- Cover of the first volume of A Perfect Day for Love Letters as published by Kodansha

恋文日和 (Koibumi Biyori)
- Genre: Romantic comedy
- Written by: George Asakura
- Published by: Kodansha
- English publisher: NA: Del Rey Manga;
- Magazine: Bessatsu Friend
- Published: 2001
- Volumes: 2
- Released: December 4, 2004;
- Runtime: 111 minutes
- Studio: Koibumi Biyori Production Committee NTV AX-ON [ja] Studio Blue LDH Japan
- Original network: NTV
- Original run: January 7, 2014 – March 11, 2014
- Episodes: 10

= A Perfect Day for Love Letters =

Japanese manga short story series

A Perfect Day for Love Letters (恋文日和, Koibumi Biyori) is a Japanese manga short story series written and illustrated by George Asakura. Each story depicts a relationship that revolves around the use of love letters. The stories were originally published by Kodansha in the shōjo (aimed at teenage girls) manga magazine Bessatsu Friend, and collected in two bound volumes. A Perfect Day for Love Letters received the Kodansha Manga Award for shōjo manga along with Oi Piitan!! by Risa Itou in 2005. A live action film adaptation premiered in Japan on December 4, 2004. It was also adapted into a Japanese television drama in 2014.

== Manga ==

In Japan, Kodansha published both tankōbon volumes in March 2001 (ISBN 978-4-06-341229-1 and ISBN 978-4-06-341230-7).

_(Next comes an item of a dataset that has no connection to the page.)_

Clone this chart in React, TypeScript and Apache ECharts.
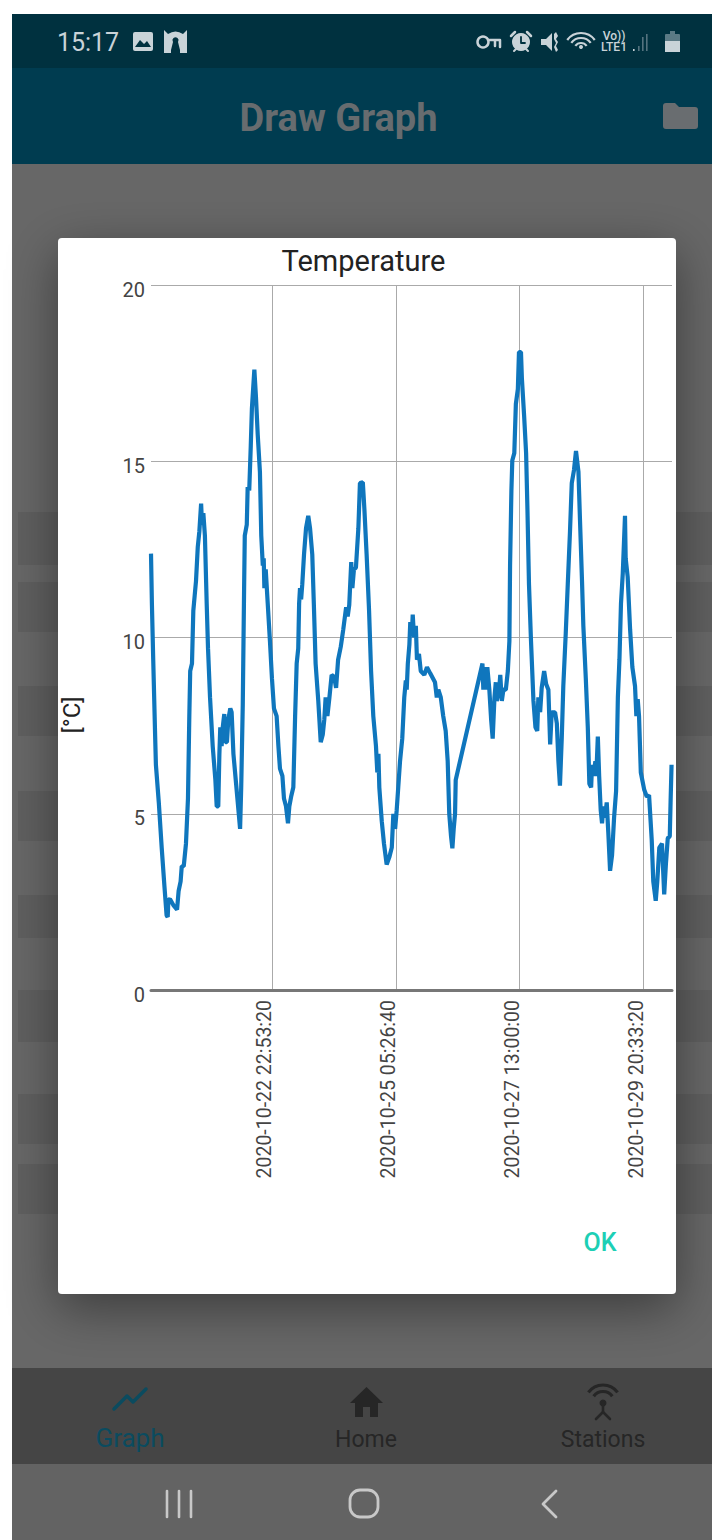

The series is licensed for an English language release in North America by Del Rey Manga. The first published in June 2005 (ISBN 978-0-345-48266-2) and the second in November 2005 (ISBN 978-0-345-48267-9).

==Reception==
Anime News Network's Carlo Santos criticizes the manga for its characters quirks for being annoying and "occasional clutter layout". However, he complimented the manga for "true-to-life characters". Mania.com's Mike Dungan criticises George Asakura's artwork as "coarse". However he commends the manga for "building the tension just right" in each of the individual stories.